Saturday, December 27, 2008

Paying for Health Care

Health-care costs in the U.S. have increased over the past couple of decades faster than the rate of inflation or growth of the gross domestic product (GDP)*. In other words, the U.S. is going bankrupt paying for health care. In 2007 health-care spending increased by 6.9%, twice the rate of inflation. The $2.3 trillion spent on health care in 2007 represented 16% of GDP; by 2016 this is expected to rise to $4.2 trillion which will be 20% of GDP. The U.S. spends a higher proportion of its wealth on health care than any other industrialized nation; Switzerland, Germany, Canada, and France, for example, spend between 9.5 and 10.9% of their GDPs on health care--and those countries have universal health-care insurance coverage; in the U.S. some 46 million citizens have no health-care insurance. Moreover there is no evidence that health-care services received in the U.S. are of better quality than in these other nations; by most measures (such as chronic disease rates and death rates) they are worse.

This lamentable situation has been attributed to inefficiencies, excessive administrative expenses, inflated prices, poor management, waste, and fraud. In other words, it is due to the federal government's misplaced passion, since Ronald Reagan, for deregulation. And as the medical resources of the country--the doctors, hospitals, pharmacies, pharmaceutical suppliers, health insurance companies, etc.--have been pretty much given their head trusting that free-market economics with a dash of ethics and common sense would inexorably set things aright, the same thing has happened that we witnessed so graphically in the financial sector--things have run enthusiastically and irresponsibly amok; costs are up and quality of services is down.

The cure is obvious though it is not easy. The U.S. government needs to develop transparent and robust regulatory controls. This would start with the development of a universal health-care insurance system for all citizens (just as other industrialized nations have). Tens of billions of dollars would be saved by fair and consistent pricing of medical goods and services. Tens of billion more by accepting generic drugs**--the Veterans Administration and many foreign governments already do; Medicare does not. And further tens of billions of dollars by developing and installing a uniform, computerized medical records system*** worthy of our information age.

The problem is severe. The cure is clear. The missing ingredient is the political will.

There are two problems with health care, however, that this does not address. One is the incongruity, discussed in prior essays, between the flawed reductionistic approach of usual, Western (allopathic) medicine and a more integrated, wholistic perspective. This can only be addressed by education, public awareness, and gradual cultural paradigm shifts.
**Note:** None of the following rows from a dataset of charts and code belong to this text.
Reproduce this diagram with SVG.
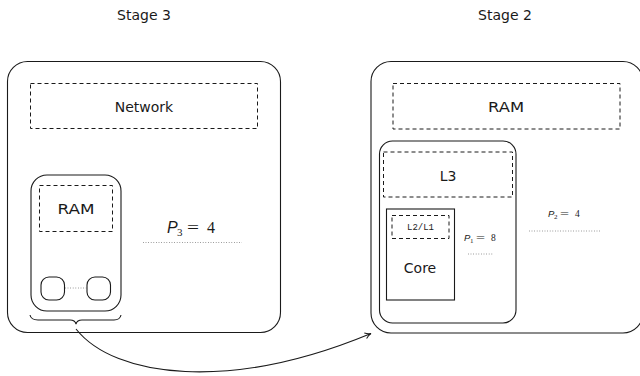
<svg xmlns="http://www.w3.org/2000/svg" width="640" height="376" viewBox="0 0 640 376">
<defs>
<style>
.solid{fill:none;stroke:#1a1a1a;stroke-width:1.1}
.dash{fill:none;stroke:#1a1a1a;stroke-width:1;stroke-dasharray:4 3}
.dot{fill:none;stroke:#666;stroke-width:0.8;stroke-dasharray:0.8 1.8}
.lbl{font-family:"DejaVu Sans",sans-serif;font-size:14px;fill:#1a1a1a;text-anchor:middle}
.title{font-family:"DejaVu Sans",sans-serif;font-size:14px;fill:#1a1a1a;text-anchor:middle}
.tt{font-family:"Liberation Mono",monospace;font-size:9px;fill:#1a1a1a;text-anchor:middle}
.math{font-family:"Liberation Serif",serif;fill:#1a1a1a}
.it{font-style:italic;font-family:"Liberation Sans",sans-serif}
</style>
<marker id="arr" markerWidth="10" markerHeight="10" refX="7" refY="4" orient="auto" markerUnits="userSpaceOnUse">
<path d="M1,1 Q4,3.5 7,4 Q4,4.5 1,7" fill="none" stroke="#1a1a1a" stroke-width="1"/>
</marker>
</defs>
<rect width="640" height="376" fill="#fff"/>

<g id="stage3">
<text class="title" x="144" y="20">Stage 3</text>
<rect class="solid" x="7.5" y="61.5" width="273" height="271" rx="20"/>
</g>
<g id="network">
<rect class="dash" x="30.5" y="83.5" width="227" height="45"/>
<text class="lbl" x="144" y="112">Network</text>
</g>
<g id="node3">
<rect class="solid" x="31" y="175" width="90" height="136" rx="16"/>
</g>
<g id="ram3">
<rect class="dash" x="39.5" y="185.5" width="73" height="46"/>
<text class="lbl" x="76" y="214" textLength="37" lengthAdjust="spacingAndGlyphs">RAM</text>
</g>
<g id="socket3a">
<rect class="solid" x="41" y="277" width="23.5" height="23" rx="8"/>
</g>
<g id="socket3b">
<rect class="solid" x="87" y="277" width="23.5" height="23" rx="8"/>
</g>
<g id="p3">
<text class="math" y="233" font-size="16"><tspan class="it" x="167">P</tspan><tspan font-size="11" x="177" dy="3">3</tspan><tspan x="187" dy="-3" textLength="12" lengthAdjust="spacingAndGlyphs">=</tspan><tspan x="207">4</tspan></text>
</g>
<g id="brace">
<path class="solid" d="M30,315 Q31,320 38,320 L70,320 Q75,320 76,324 Q77,320 82,320 L114,320 Q120,320 121,315"/>
</g>

<g id="stage2">
<text class="title" x="505" y="20">Stage 2</text>
<rect class="solid" x="371" y="61.5" width="272" height="271.5" rx="20"/>
</g>
<g id="ram2">
<rect class="dash" x="393" y="83.5" width="227" height="45.5"/>
<text class="lbl" x="506" y="112" textLength="36" lengthAdjust="spacingAndGlyphs">RAM</text>
</g>
<g id="node2">
<rect class="solid" x="379.5" y="141" width="136.5" height="182" rx="13"/>
</g>
<g id="l3">
<rect class="dash" x="383.5" y="152" width="129" height="45"/>
<text class="lbl" x="448" y="181">L3</text>
</g>
<g id="core">
<rect class="solid" x="386.5" y="209" width="68" height="91"/>
<text class="lbl" x="420" y="273" font-size="13">Core</text>
</g>
<g id="l2l1">
<rect class="dash" x="392" y="215.5" width="57" height="23"/>
<text class="tt" x="420.5" y="230">L2/L1</text>
</g>
<g id="p1">
<text class="math" y="241" font-size="9.5"><tspan class="it" x="464">P</tspan><tspan font-size="7" x="470" dy="2">1</tspan><tspan x="476" dy="-2" textLength="9" lengthAdjust="spacingAndGlyphs">=</tspan><tspan x="491">8</tspan></text>
</g>
<g id="p2">
<text class="math" y="217" font-size="9.5"><tspan class="it" x="548">P</tspan><tspan font-size="7" x="554" dy="2">2</tspan><tspan x="560" dy="-2" textLength="9" lengthAdjust="spacingAndGlyphs">=</tspan><tspan x="575">4</tspan></text>
</g>

<g id="connectors">
<line class="dot" x1="65" y1="288" x2="87" y2="288"/>
<line class="dot" x1="143" y1="242.5" x2="242" y2="242.5"/>
<line class="dot" x1="468" y1="254" x2="493" y2="254"/>
<line class="dot" x1="529" y1="231" x2="600" y2="231"/>
<path class="solid" d="M76,329 C115,378 230,392 371,333.5" marker-end="url(#arr)"/>
</g>
</svg>
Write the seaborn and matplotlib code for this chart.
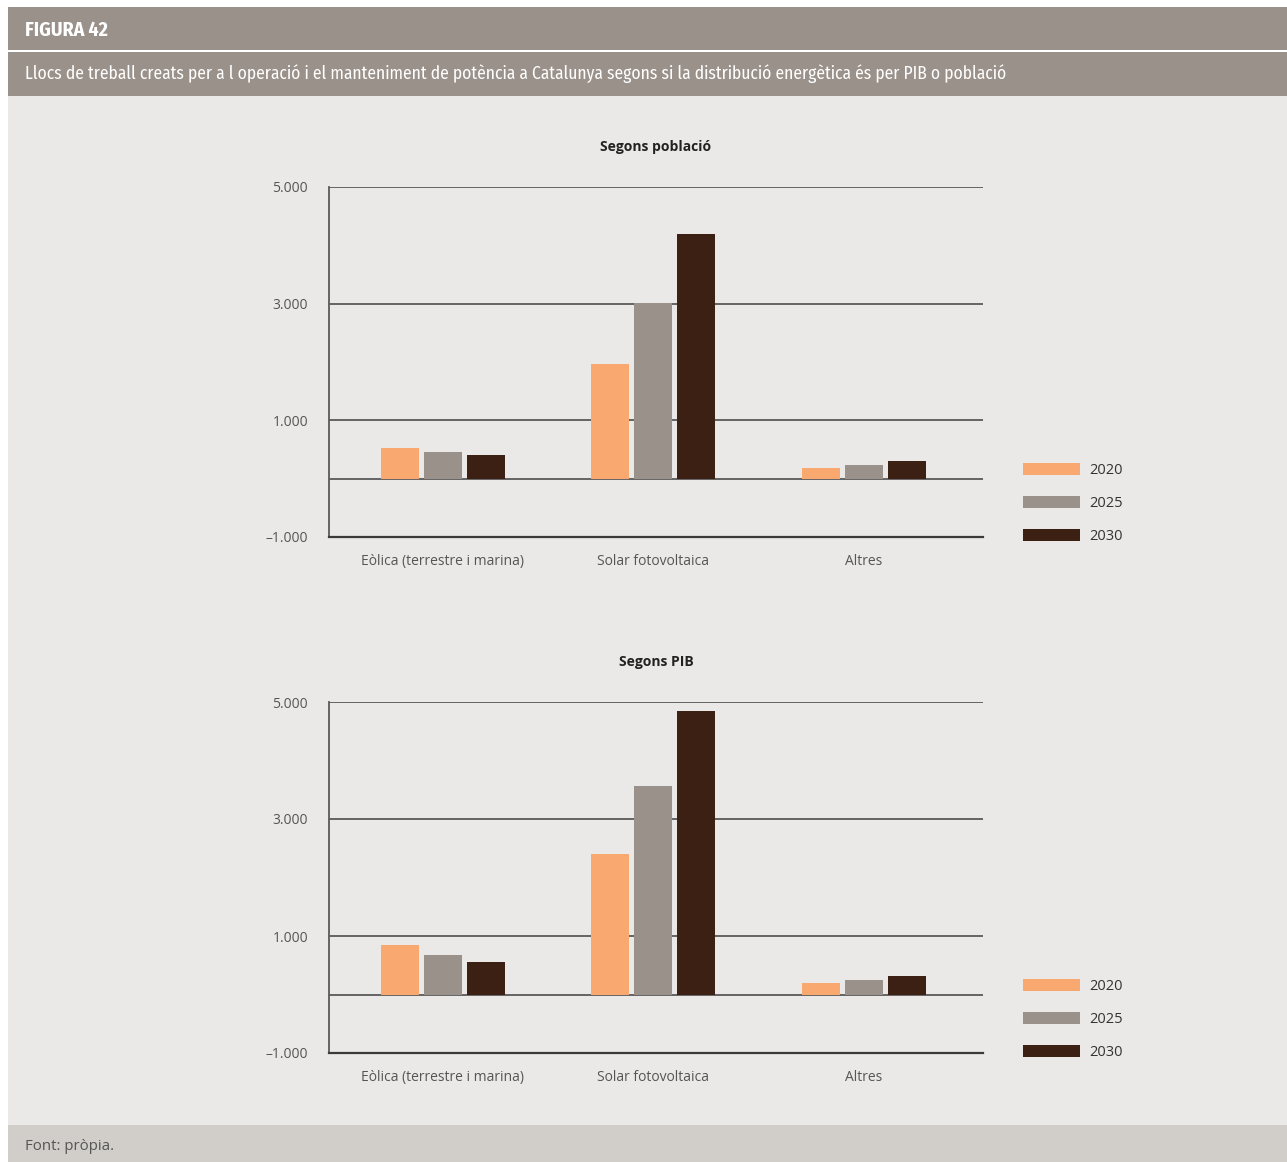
import matplotlib
matplotlib.use("Agg")
import matplotlib.pyplot as plt
from matplotlib.patches import Rectangle
from matplotlib.ticker import FuncFormatter
import seaborn as sns
import pandas as pd

# ---- data ----
categories = ["Eòlica (terrestre i marina)", "Solar fotovoltaica", "Altres"]
years = ["2020", "2025", "2030"]
poblacio_2020 = [520, 1960, 190]
poblacio_2025 = [450, 3010, 230]
poblacio_2030 = [400, 4190, 300]
pib_2020 = [840, 2410, 190]
pib_2025 = [670, 3570, 255]
pib_2030 = [550, 4840, 310]
yticks = [-1000, 1000, 3000, 5000]
title_top = "Segons població"
title_bottom = "Segons PIB"
fig_label = "FIGURA 42"
fig_title = ("Llocs de treball creats per a l operació i el manteniment de potència a "
             "Catalunya segons si la distribució energètica és per PIB o població")
source = "Font: pròpia."

colors = ["#f9a870", "#9a918a", "#3b2013"]


def make_df(v2020, v2025, v2030):
    rows = []
    for yr, vals in zip(years, [v2020, v2025, v2030]):
        for c, v in zip(categories, vals):
            rows.append({"cat": c, "year": yr, "value": v})
    return pd.DataFrame(rows)


df_pob = make_df(poblacio_2020, poblacio_2025, poblacio_2030)
df_pib = make_df(pib_2020, pib_2025, pib_2030)

sns.set_theme(style="white")
body_font = ["Open Sans", "DejaVu Sans"]
narrow_font = ["Fira Sans Condensed", "PT Sans Narrow", "DejaVu Sans"]
plt.rcParams["font.family"] = body_font

W, H = 1287, 1162
fig = plt.figure(figsize=(W / 100, H / 100), dpi=100)
fig.patch.set_facecolor("white")


def px_rect(x0, y0, x1, y1, color):
    fig.patches.append(Rectangle((x0 / W, 1 - y1 / H), (x1 - x0) / W, (y1 - y0) / H,
                                 transform=fig.transFigure, facecolor=color,
                                 edgecolor="none", zorder=-5))


px_rect(8, 7, W, 50, "#9a918a")
px_rect(8, 52, W, 96, "#9a918a")
px_rect(8, 96, W, 1125, "#ebe9e7")
px_rect(8, 1125, W, H, "#d1cdc8")

renderer = fig.canvas.get_renderer()


def fit_text(x, y, s, target_w, size, **kw):
    t = fig.text(x / W, 1 - y / H, s, fontsize=size, va="center", ha="left", **kw)
    w = t.get_window_extent(renderer).width
    if w > 0:
        t.set_fontsize(size * target_w / w)
    return t


fit_text(25, 30, fig_label, 83, 14, color="white", fontweight="bold", family=narrow_font)
fit_text(25, 74, fig_title, 983, 13, color="white", family=narrow_font)
fig.text(25 / W, 1 - 1147 / H, source, color="#555555", fontsize=10.8,
         va="center", ha="left")


def fmt(v, pos):
    s = f"{abs(int(v)):,}".replace(",", ".")
    return ("\u2013" + s) if v < 0 else s


def draw(ax, df, title, legend_y):
    sns.barplot(data=df, x="cat", y="value", hue="year", hue_order=years,
                order=categories, palette=colors, width=0.613, gap=0.12,
                saturation=1, ax=ax, errorbar=None, zorder=3,
                edgecolor="none", linewidth=0)
    ax.set_facecolor("none")
    ax.set_ylim(-1000, 5000)
    ax.set_xlim(-0.54, 2.565)
    ax.set_yticks(yticks)
    ax.yaxis.set_major_formatter(FuncFormatter(fmt))
    for yv in [5000, 3000, 1000, 0]:
        ax.axhline(yv, color="#5a5a5a", lw=1.3, zorder=2)
    for s in ["top", "right"]:
        ax.spines[s].set_visible(False)
    ax.spines["left"].set_color("#5a5a5a")
    ax.spines["left"].set_linewidth(1.3)
    ax.spines["bottom"].set_color("#3a3a3a")
    ax.spines["bottom"].set_linewidth(1.6)
    ax.tick_params(axis="both", length=0, labelsize=10, colors="#555555")
    ax.tick_params(axis="y", pad=15)
    ax.tick_params(axis="x", pad=12)
    ax.set_xlabel("")
    ax.set_ylabel("")
    ax.set_title(title, fontsize=10, fontweight="bold", color="#222222", pad=26)
    handles, labels = ax.get_legend_handles_labels()
    ax.legend(handles, labels, loc="center left",
              bbox_to_anchor=(1010 / W, 1 - legend_y / H),
              bbox_transform=fig.transFigure, frameon=False,
              handlelength=3.9, handleheight=0.85, handletextpad=0.65,
              labelspacing=1.25, fontsize=10.5, labelcolor="#333333")


ax1 = fig.add_axes([329 / W, 1 - 537 / H, 654 / W, 350 / H])
ax2 = fig.add_axes([329 / W, 1 - 1053 / H, 654 / W, 351 / H])
draw(ax1, df_pob, title_top, 503.5)
draw(ax2, df_pib, title_bottom, 1019.5)

fig.savefig("out.png", dpi=100, facecolor=fig.get_facecolor())
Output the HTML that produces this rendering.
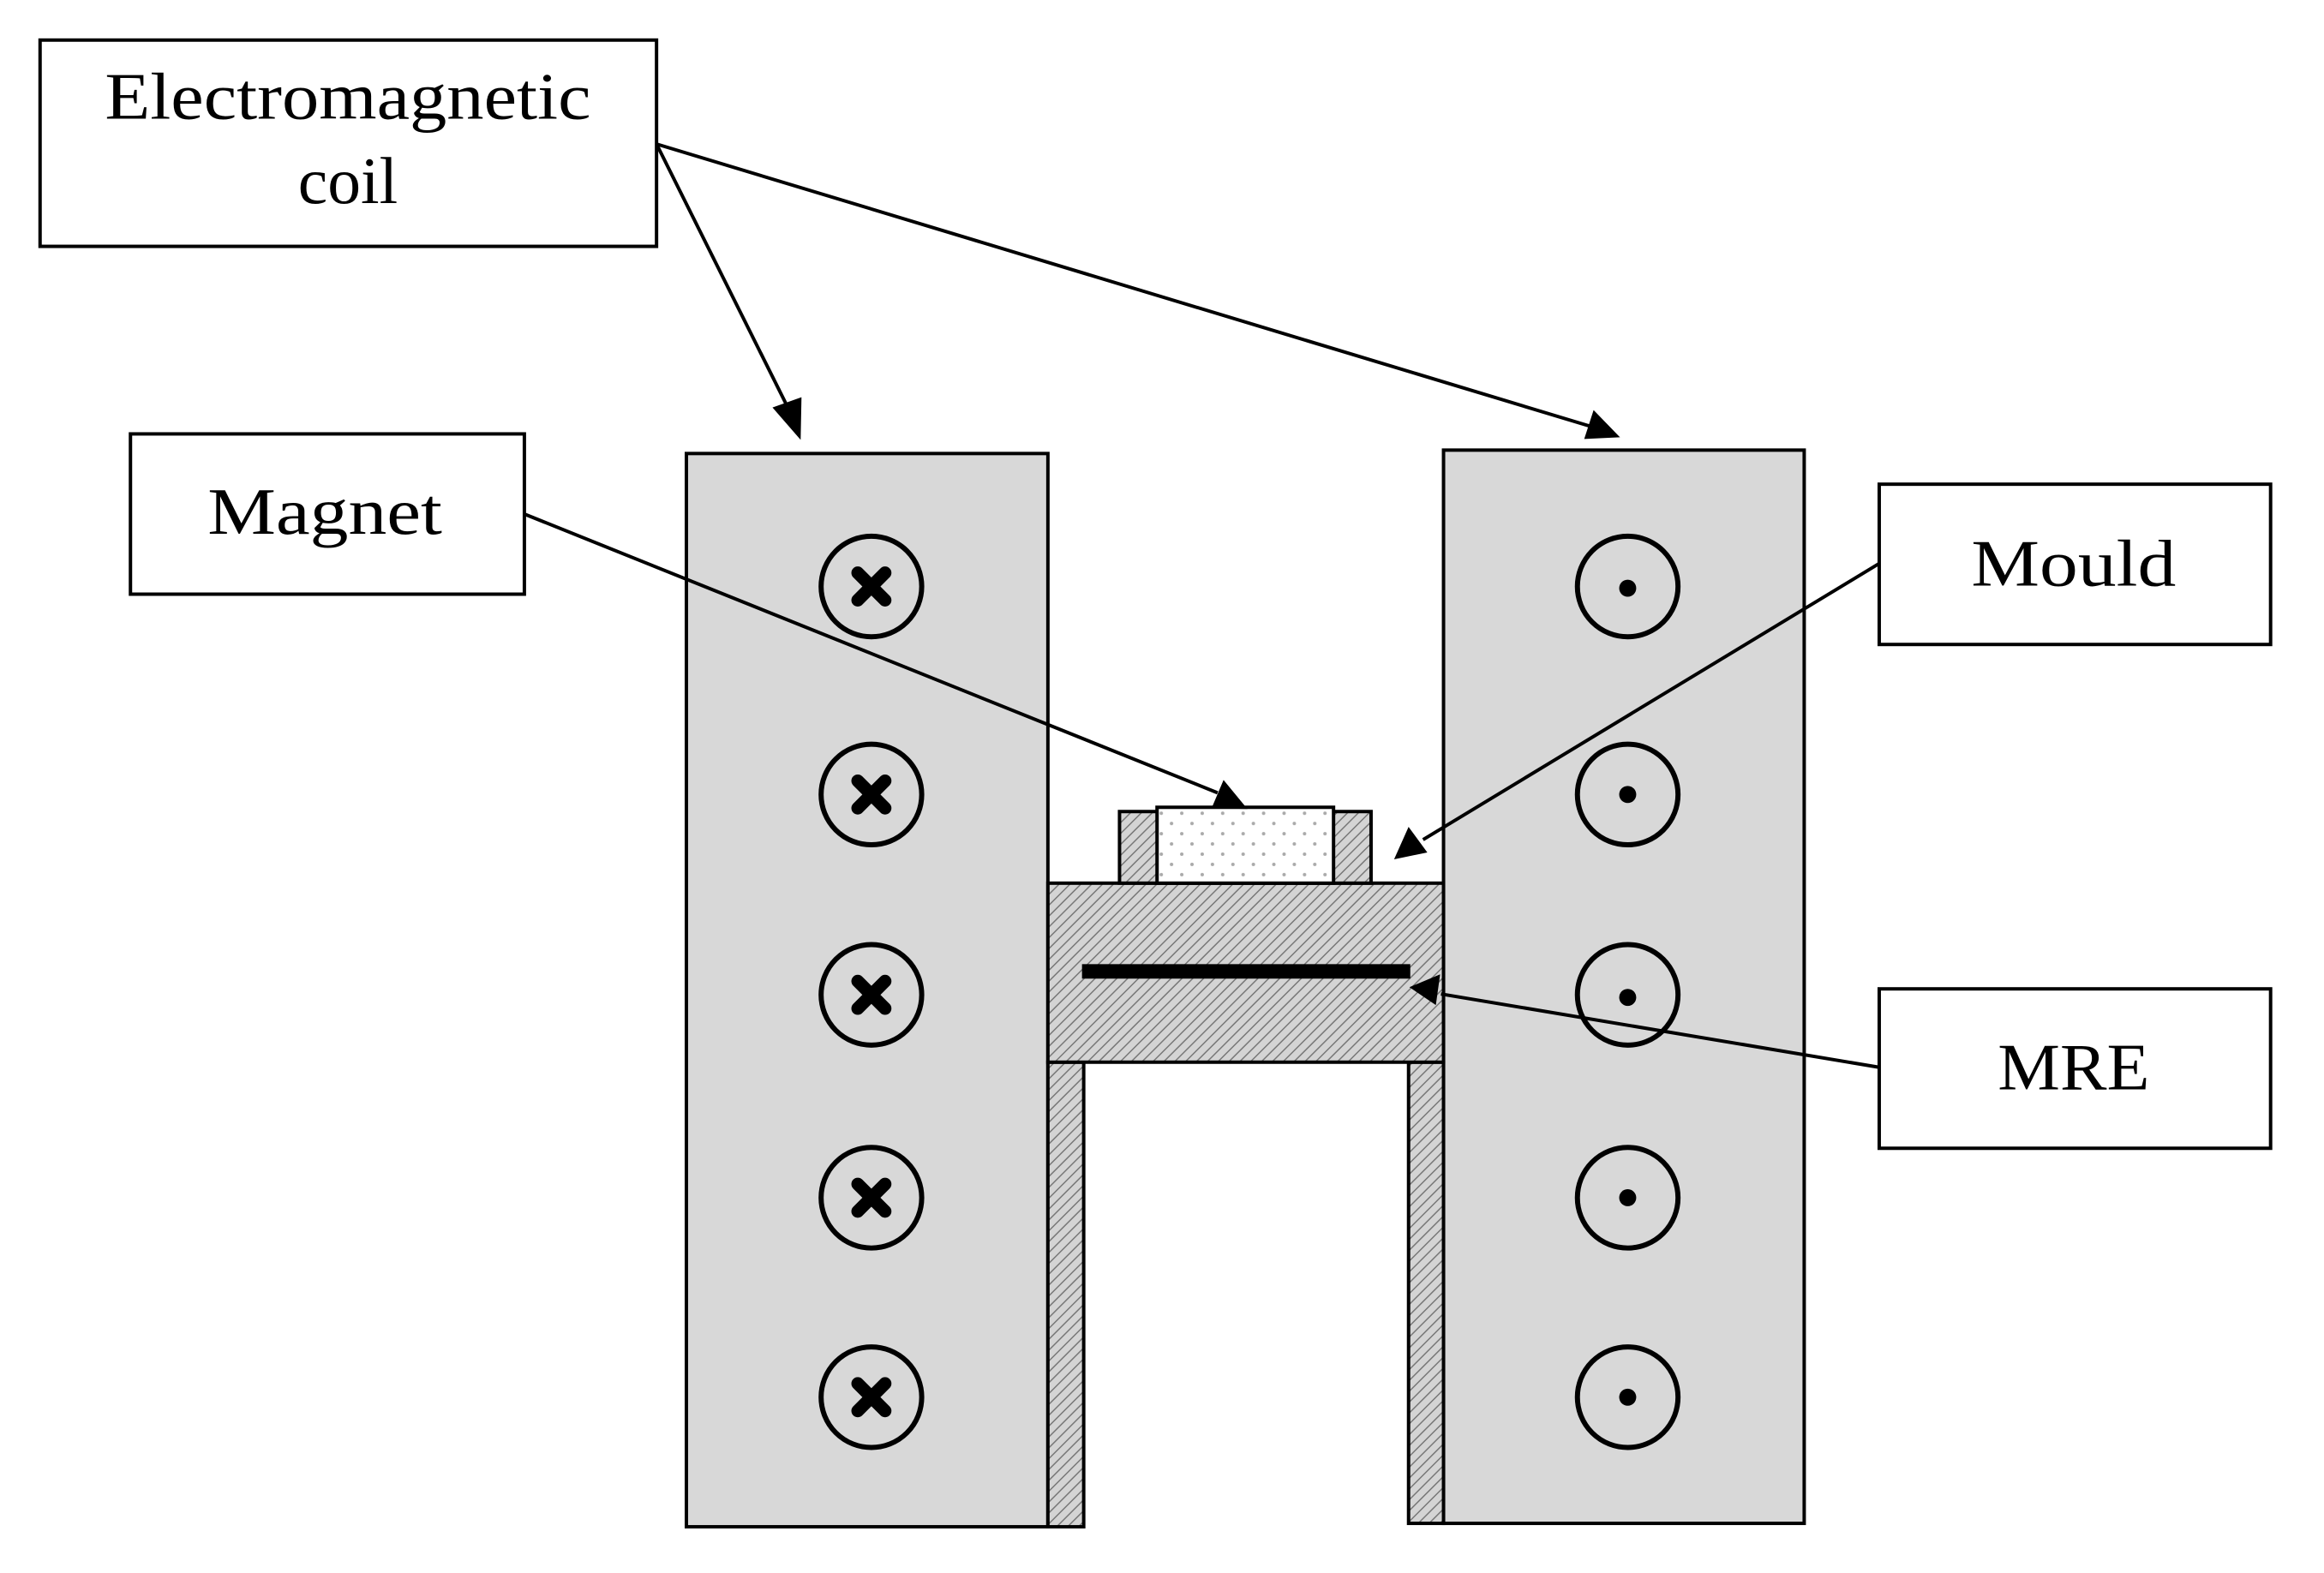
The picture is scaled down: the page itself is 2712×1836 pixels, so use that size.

For now and the foreseeable future we are stuck with the fragmented, "body parts" viewpoint of allopathy--with a dash of acupuncture, homeopathy, chiropractics, and nutritional approaches gratuitously thrown in.

There does seem to be a growing emphasis on "wellness" rather than on "illness," on maintenance of high-level health (through health education, healthful nutrition, and lifestyle changes) and thus on "prevention" of health problems rather than on "cure." This may go a long way towards solving this first problem.

The other unsolved--perhaps unsolvable--problem is the "myth of infinite entitlement." In theory, every single individual is entitled to "the best" medical care that money can buy--be it organ transplants, genetic manipulations, or other expensive therapeutic interventions. In fact, our society cannot afford that kind of care for every citizen. We have to turn poor folks away from some doors that are open to rich folks. There is no philosophic rationale for this; it is simple pragmatism: whether we like it or not, "ordinary people" can get just a certain amount of medical care and no more while rich folks can take advantage of every modern medical miracle.

This second problem has been true for only the past 50 to 75 years. Prior to that the "best" medical care was not so sophisticated, technological, and specialized that ordinary folks could not afford it. But increasingly in recent years the "best" medical care is simply too expensive for anyone but the very wealthy.



Notes: * Gross domestic product, or GDP, is the broadest measure of a country's economy; it amounts to the total market value of all the goods and services produced in a country during a certain period.

** Generic drugs are the same chemicals as non-generic drugs, but they are marketed without the advertising, the gifts to doctors, and the corporate profits that inflate the prices of "named" drugs from "named" companies. Arguments have been made that buying generic rather than proprietary drugs interferes with private research and development of new drugs; but such R&D funding should be done with academic, philanthropic, or governmental resources rather than by entrepreneurs and drug companies in search of private profits.

*** Although developing a huge, integrated, computerized medical-records system would cost many millions of dollars, this cost would be graciously, philanthropically born--as Ross Perot pointed out--by any of a number of computer billionaires such as Ross, himself, or Bill Gates.